I’ve just finished reading another excellent book, ‘The Champion’ by Tim Binding, and it contains a classic example of the kind of sloppiness I’m talking about. The narrator, an accountant, discovers that a builder hired by his employer is taking liberties with his bills. On page 304, the builder is referred to as Paul Langley. Two paragraphs later he’s become Lumley, then four lines after that he’s Langley again. Further down the same paragraph he’s still Langley, then he’s back to being Lumley. Two pages later, just to confirm the error, he’s referred to as Paul Lumley.

You can see how it happened, of course. Somewhere in the process of writing the book, Binding decided the builder should be called Lumley rather than Langley (or vice versa), but he didn’t do a very thorough job of making the change. And, once again, neither he nor his editor at Macmillan proofed the typescript thoroughly enough before publication to spot and amend the error.

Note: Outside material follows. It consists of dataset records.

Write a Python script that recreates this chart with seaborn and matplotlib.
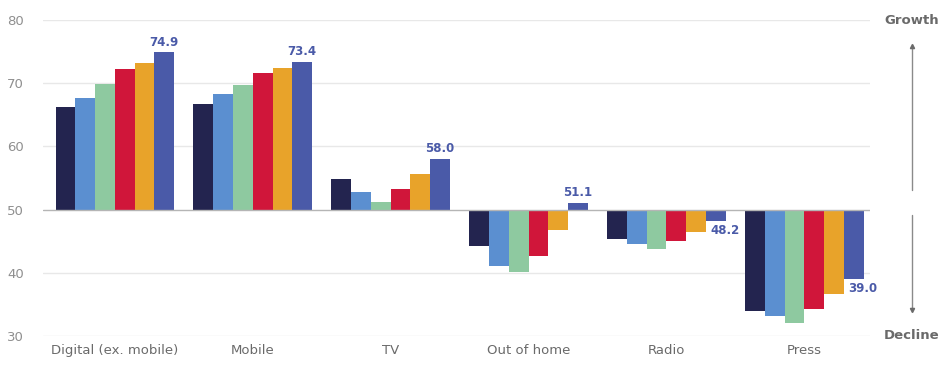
import seaborn as sns
import matplotlib.pyplot as plt
import pandas as pd
import numpy as np

categories = ["Digital (ex. mobile)", "Mobile", "TV", "Out of home", "Radio", "Press"]
series = ["s1", "s2", "s3", "s4", "s5", "s6"]
values = [
    [66.3, 67.7, 69.9, 72.3, 73.2, 74.9],
    [66.7, 68.3, 69.7, 71.6, 72.4, 73.4],
    [54.9, 52.8, 51.2, 53.2, 55.7, 58.0],
    [44.2, 41.0, 40.2, 42.6, 46.8, 51.1],
    [45.4, 44.6, 43.7, 45.1, 46.5, 48.2],
    [34.0, 33.1, 32.0, 34.2, 36.7, 39.0],
]
colors = ["#23244f", "#5b8fd0", "#8ec9a0", "#d0163a", "#e8a32a", "#4a5aa8"]
base = 50
yticks = [30, 40, 50, 60, 70, 80]

rows = []
for cat, vals in zip(categories, values):
    for s, v in zip(series, vals):
        rows.append({"category": cat, "series": s, "value": v, "delta": v - base})
df = pd.DataFrame(rows)

sns.set_style("white")
fig = plt.figure(figsize=(9.39, 3.65), dpi=100)
ax = fig.add_axes([0.046, 0.0795, 0.881, 0.8655])

for t in yticks:
    if t == base:
        continue
    ax.axhline(t - base, color="#e8e8e8", lw=1, zorder=0)

sns.barplot(data=df, x="category", y="delta", hue="series", palette=colors,
            width=0.86, legend=False, ax=ax, saturation=1, zorder=2,
            linewidth=0, edgecolor="none")
ax.axhline(0, color="#b5b5b5", lw=1, zorder=3)

ax.set_xlim(-0.52, 5.48)
ax.set_ylim(yticks[0] - base, yticks[-1] - base)
ax.set_yticks([t - base for t in yticks])
ax.set_yticklabels([str(t) for t in yticks])
ax.tick_params(axis="y", length=0, pad=14, labelcolor="#8f8f8f", labelsize=9.5)
ax.tick_params(axis="x", length=0, pad=6, labelcolor="#6a6a6a", labelsize=9.5)
ax.set_xlabel("")
ax.set_ylabel("")
for sp in ax.spines.values():
    sp.set_visible(False)

# labels on the last series
last = ax.containers[-1]
for bar, vals in zip(last.patches, values):
    v = vals[-1]
    h = bar.get_height()
    if h >= 0:
        ax.text(bar.get_x() + bar.get_width() / 2, h + 0.6, f"{v:.1f}",
                ha="center", va="bottom", color="#4a5aa8", fontsize=8.5, fontweight="bold")
    else:
        ax.text(bar.get_x() + 0.03, h - 0.4, f"{v:.1f}",
                ha="left", va="top", color="#4a5aa8", fontsize=8.5, fontweight="bold")

# growth / decline indicator
fig.text(0.971, 0.945, "Growth", ha="center", va="center", color="#6a6a6a",
         fontsize=9.5, fontweight="bold")
fig.text(0.971, 0.0795, "Decline", ha="center", va="center", color="#6a6a6a",
         fontsize=9.5, fontweight="bold")
fig.add_artist(plt.Line2D([0.971, 0.971], [0.48, 0.875], color="#8a8a8a", lw=1))
fig.add_artist(plt.Line2D([0.971, 0.971], [0.15, 0.41], color="#8a8a8a", lw=1))
fig.add_artist(plt.Line2D([0.971], [0.875], marker="^", ms=3, color="#6a6a6a"))
fig.add_artist(plt.Line2D([0.971], [0.15], marker="v", ms=3, color="#6a6a6a"))

fig.savefig("out.png", dpi=100)
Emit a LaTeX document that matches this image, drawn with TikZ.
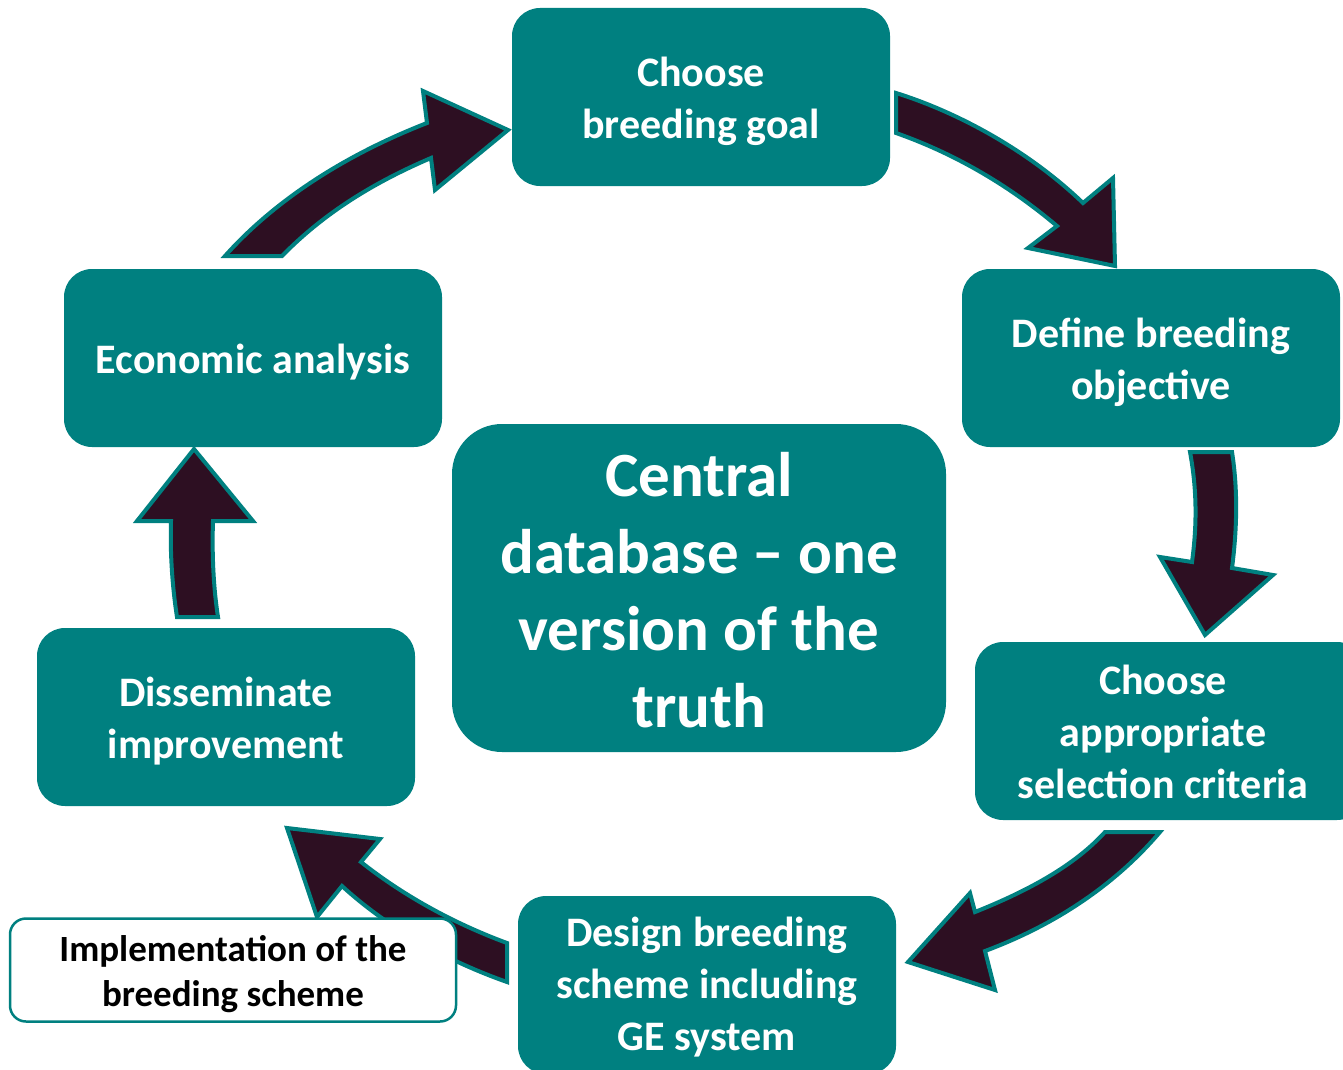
\documentclass[tikz,border=0pt]{standalone}
\usepackage{fontspec}
\setmainfont{Carlito}
\definecolor{boxteal}{RGB}{0,128,128}
\definecolor{arrowdark}{RGB}{45,15,34}
\begin{document}
\begin{tikzpicture}[x=1pt,y=-1pt,
  stepbox/.style={fill=boxteal, rounded corners=28pt, inner sep=0pt,
    minimum width=378pt, minimum height=178pt},
  steptext/.style={text=white, align=center, inner sep=0pt,
    font=\bfseries\fontsize{42}{52}\selectfont},
  blockarrow/.style={fill=arrowdark, draw=boxteal, line width=4pt, line join=miter}]
\useasboundingbox (0,0) rectangle (1343,1070);

% cycle of steps
\node[stepbox] (goal) at (701,97) {};
\node[stepbox] (objective) at (1151,358) {};
\node[stepbox, minimum width=390pt] (criteria) at (1170,731) {};
\node[stepbox] (design) at (707,985) {};
\node[stepbox] (dissem) at (226,717) {};
\node[stepbox] (econ) at (253,358) {};

\node[steptext] (goaltext) at (701,101) {Choose\\breeding goal};
\node[steptext] (objtext) at (1151,362) {Define breeding\\objective};
\node[steptext] (crittext) at (1163,732) {Choose\\appropriate\\selection criteria};
\node[steptext] (designtext) at (707,987) {Design breeding\\scheme including\\GE system};
\node[steptext] (dissemtext) at (226,721) {Disseminate\\improvement};
\node[steptext] (econtext) at (253,362) {Economic analysis};

% hub
\node[stepbox, rounded corners=50pt, minimum width=494pt, minimum height=328pt] (central) at (699,588) {};
\node[steptext, font=\bfseries\fontsize{63}{77}\selectfont] (centraltext) at (699,590)
  {Central\\database -- one\\version of the\\truth};

% block arrows between the steps
\draw[blockarrow] (896,93) .. controls (960,113) and (1030,152) .. (1083,203)
  -- (1113,178) -- (1115,266) -- (1028,248) -- (1057,226)
  .. controls (1005,182) and (950,152) .. (896,133) -- cycle;
\draw[blockarrow] (1190,452) -- (1232,452) .. controls (1238,490) and (1237,530) .. (1232,568)
  -- (1273,575) -- (1205,635) -- (1160,557) -- (1192,562)
  .. controls (1197,525) and (1197,490) .. (1190,452) -- cycle;
\draw[blockarrow] (1105,832) -- (1160,832) .. controls (1115,885) and (1055,925) .. (985,951)
  -- (995,990) -- (908,962) -- (970,893) -- (975,912)
  .. controls (1030,890) and (1075,865) .. (1105,832) -- cycle;
\draw[blockarrow] (507,943) .. controls (450,922) and (400,893) .. (361,862)
  -- (380,839) -- (287,828) -- (317,917) -- (342,886)
  .. controls (390,930) and (450,962) .. (507,982) -- cycle;
\draw[blockarrow] (177,617) -- (218,617) .. controls (213,585) and (212,550) .. (213,521)
  -- (253,521) -- (194,449) -- (137,521) -- (171,521)
  .. controls (170,550) and (172,585) .. (177,617) -- cycle;
\draw[blockarrow] (225,256) -- (282,256) .. controls (325,212) and (375,182) .. (431,158)
  -- (435,190) -- (508,130) -- (423,91) -- (427,123)
  .. controls (345,155) and (275,200) .. (225,256) -- cycle;

% note box
\node[draw=boxteal, fill=white, line width=2.5pt, rounded corners=16pt,
  minimum width=446pt, minimum height=103pt, inner sep=0pt] (impl) at (233,970) {};
\node[align=center, inner sep=0pt, font=\bfseries\fontsize{37}{45}\selectfont] (impltext) at (233,974)
  {Implementation of the\\breeding scheme};
\end{tikzpicture}
\end{document}
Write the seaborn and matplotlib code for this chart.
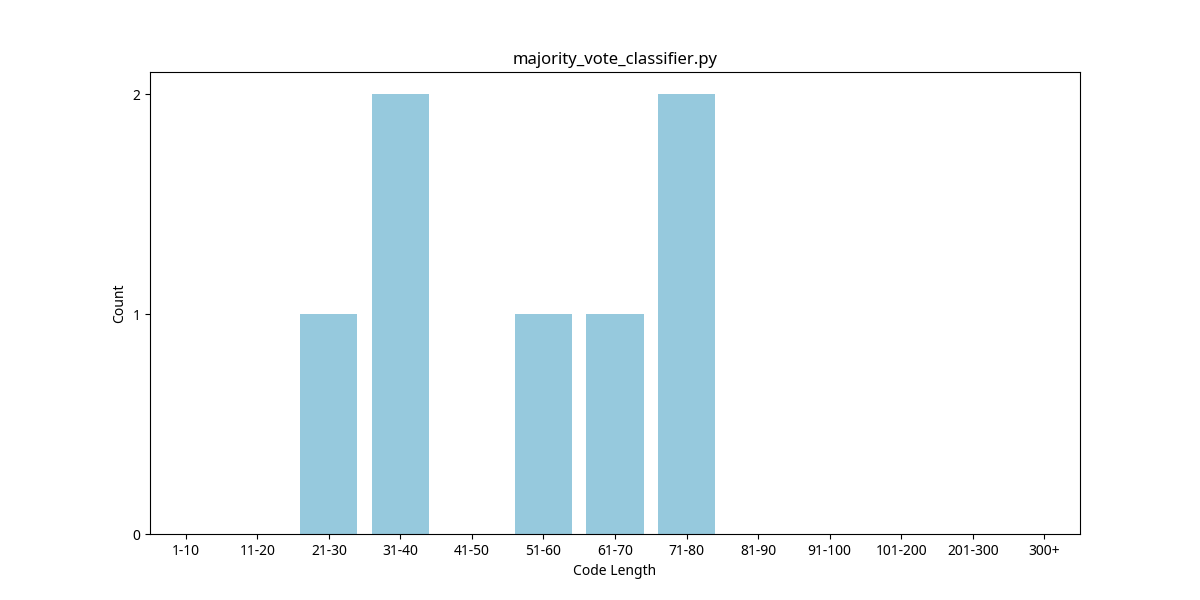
import matplotlib
matplotlib.use("Agg")
import matplotlib.pyplot as plt
import seaborn as sns
import pandas as pd

categories = ["1-10", "11-20", "21-30", "31-40", "41-50", "51-60", "61-70",
              "71-80", "81-90", "91-100", "101-200", "201-300", "300+"]
counts = [0, 0, 1, 2, 0, 1, 1, 2, 0, 0, 0, 0, 0]

plt.rcParams['font.family'] = ['Noto Sans', 'DejaVu Sans']
df = pd.DataFrame({"Code Length": categories, "Count": counts})

fig, ax = plt.subplots(figsize=(12, 6), dpi=100)
sns.barplot(data=df, x="Code Length", y="Count", color="#96c9dd",
            saturation=1, width=0.8, ax=ax)
ax.set_yticks([0, 1, 2])
ax.set_ylim(0, 2.1)
ax.set_xlim(-0.5, 12.5)
ax.set_title("majority_vote_classifier.py")
ax.set_xlabel("Code Length")
ax.set_ylabel("Count")
fig.savefig("out.png")
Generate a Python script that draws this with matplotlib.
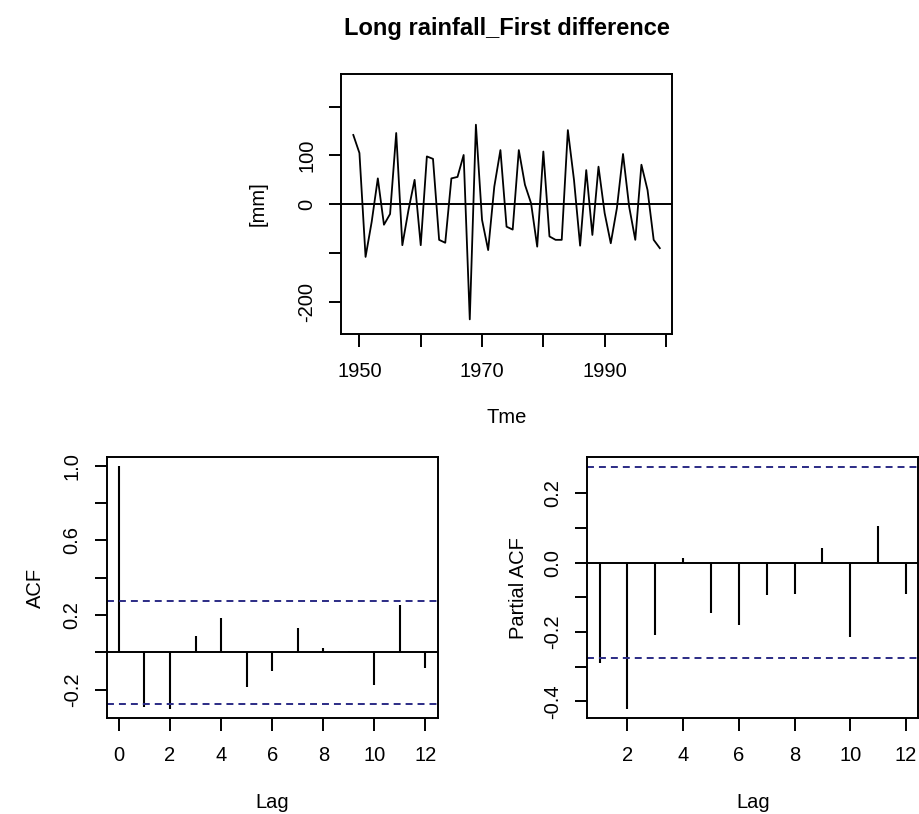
import matplotlib
matplotlib.use("Agg")
import matplotlib.pyplot as plt

plt.rcParams['font.family'] = ['Liberation Sans', 'DejaVu Sans']
plt.rcParams['lines.scale_dashes'] = False

# first difference of the long rainfall series, 1949-1999 [mm]
years = list(range(1949, 2000))
diff_mm = [142, 105, -108, -36, 53, -42, -20, 146, -84, -12,
           50, -84, 98, 93, -73, -79, 53, 56, 101, -236,
           163, -32, -94, 36, 111, -46, -52, 111, 40, 2,
           -87, 108, -66, -73, -73, 152, 50, -85, 70, -63,
           77, -18, -80, -8, 103, -5, -73, 81, 29, -73, -90]

# sample ACF (lag 0..12) and PACF (lag 1..12)
acf_lags = list(range(0, 13))
acf_vals = [1.0, -0.292, -0.306, 0.087, 0.183, -0.189, -0.10, 0.132, 0.025, 0.004, -0.176, 0.251, -0.082]
pacf_lags = list(range(1, 13))
pacf_vals = [-0.289, -0.421, -0.208, 0.014, -0.146, -0.18, -0.094, -0.089, 0.043, -0.215, 0.105, -0.089]
conf_bound = 0.275

FS = 14.5
LINE_W = 1.4
CI_COLOR = '#2b2b85'


def style_axes(ax):
    for s in ax.spines.values():
        s.set_linewidth(LINE_W)
    ax.tick_params(direction='out', length=9, width=LINE_W, labelsize=FS, pad=11)
    ax.tick_params(axis='y', labelrotation=90, pad=9)
    for t in ax.get_yticklabels():
        t.set_va('center')


def set_labels(ax, xlab, ylab, xpos, ypos):
    ax.set_xlabel(xlab, fontsize=FS)
    ax.set_ylabel(ylab, fontsize=FS)
    ax.xaxis.set_label_coords(0.5, xpos)
    ax.yaxis.set_label_coords(ypos, 0.5)
    ax.xaxis.label.set_va('center')
    ax.yaxis.label.set_va('center')


def draw_series(fig):
    ax = fig.add_axes([0.3711, 0.5897, 0.3602, 0.3194])
    ax.plot(years, diff_mm, color='black', linewidth=1.3)
    ax.axhline(0, color='black', linewidth=1.4)
    ax.set_xlim(1947, 2001)
    ax.set_ylim(-266, 267)
    ax.set_xticks([1950, 1960, 1970, 1980, 1990, 2000])
    ax.set_xticklabels(['1950', '', '1970', '', '1990', ''])
    ax.set_yticks([-200, -100, 0, 100, 200])
    ax.set_yticklabels(['-200', '', '0', '100', ''])
    style_axes(ax)
    set_labels(ax, 'Tme', '[mm]', -0.323, -0.251)


def draw_acf(fig):
    ax = fig.add_axes([0.1161, 0.1176, 0.3602, 0.3206])
    ax.vlines(acf_lags, 0, acf_vals, color='black', linewidth=1.5)
    ax.axhline(0, color='black', linewidth=1.4)
    ax.axhline(conf_bound, color=CI_COLOR, linewidth=1.4, linestyle=(0, (5, 3.6)))
    ax.axhline(-conf_bound, color=CI_COLOR, linewidth=1.4, linestyle=(0, (5, 3.6)))
    ax.set_xlim(-0.48, 12.48)
    ax.set_ylim(-0.354, 1.045)
    ax.set_xticks([0, 2, 4, 6, 8, 10, 12])
    ax.set_yticks([-0.2, 0.0, 0.2, 0.4, 0.6, 0.8, 1.0])
    ax.set_yticklabels(['-0.2', '', '0.2', '', '0.6', '', '1.0'])
    style_axes(ax)
    set_labels(ax, 'Lag', 'ACF', -0.3245, -0.2166)


def draw_pacf(fig):
    ax = fig.add_axes([0.639, 0.1176, 0.3602, 0.3206])
    ax.vlines(pacf_lags, 0, pacf_vals, color='black', linewidth=1.5)
    ax.axhline(0, color='black', linewidth=1.4)
    ax.axhline(conf_bound, color=CI_COLOR, linewidth=1.4, linestyle=(0, (5, 3.6)))
    ax.axhline(-conf_bound, color=CI_COLOR, linewidth=1.4, linestyle=(0, (5, 3.6)))
    ax.set_xlim(0.56, 12.44)
    ax.set_ylim(-0.449, 0.304)
    ax.set_xticks([2, 4, 6, 8, 10, 12])
    ax.set_yticks([-0.4, -0.3, -0.2, -0.1, 0.0, 0.1, 0.2])
    ax.set_yticklabels(['-0.4', '', '-0.2', '', '0.0', '', '0.2'])
    style_axes(ax)
    set_labels(ax, 'Lag', 'Partial ACF', -0.3245, -0.209)


def main():
    fig = plt.figure(figsize=(9.19, 8.14), dpi=100)
    fig.patch.set_facecolor('white')
    draw_series(fig)
    draw_acf(fig)
    draw_pacf(fig)
    fig.text(0.5511, 1 - 29 / 814, 'Long rainfall_First difference',
             ha='center', va='center', fontsize=17, fontweight='bold')
    fig.savefig('out.png', dpi=100)


if __name__ == "__main__":
    main()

Does any of this matter? It does to me. A good novel immerses you in its world, and anything that jars when you’re reading risks breaking that spell. Good writing is writing that you don’t notice – and I, for one, notice errors.

Saturday, 4 February 2012

The young ones

Having written a novel about a fictional blues band, I invariably find that when I go to a gig, I end up mentally comparing my invention with the real thing, to see how accurate my imagination was.

Last night I went to The Half Moon in Putney to see Nine Below Zero, expecting to see a band at much the same stage of their career as The Hornets in the later chapters of First Time I Met The Blues. I wasn’t disappointed – and NBZ were excellent. What I didn’t expect was to discover another band right at the start of their journey.

My friend Chris and I were catching up on each other’s news and barely noticed the support act (The Aaron Keylock Blues Band) take to the stage. We just had time to register that the trio (guitar/bass/drums) appeared to be in their early teens before they launched into a hard and heavy blues instrumental. All around us, jaws dropped. This was seriously good.

Aaron himself, the singer and guitarist, is a diminutive boy whose shoulder-length hair and check shirt bring to mind a young Rory Gallagher. But I doubt that Gallagher was this good at the age of 14. Aaron can play fast, intricate solos and slow-burning blues that build to a climax, he can play slide guitar, he writes his own songs – he’s even managed to become jaded with the biz already, earnestly introducing one song with the deathless line, “This is about the music industry.” The one thing he can’t do very well right now is sing, mainly because his voice sounds like it’s in the process of breaking.

So how do they compare with my fictional Hornets? I must admit that my imagination didn’t stretch to making a bunch of lads in their early teens quite as skilful and polished as Aaron and co. Des, the Hornets’ leader, is certainly talented and pretty sure of himself, but I never pictured him as being that good – and he’s already older at the start of the story than Aaron is now. It’s quite mind-boggling, really. Check him out for yourself if you don’t believe me.

The gig did confirm one thing I got right, though. I wanted the book to demonstrate that there is something about the blues that gives it a timeless, universal appeal – so why shouldn’t a group of boys growing up in Watford in the early 60s want to play this music? The fact that a boy from Oxford like Aaron Keylock is following the same path in 2012 is further proof that the blues will never die. The torch just gets passed on from one generation to the next.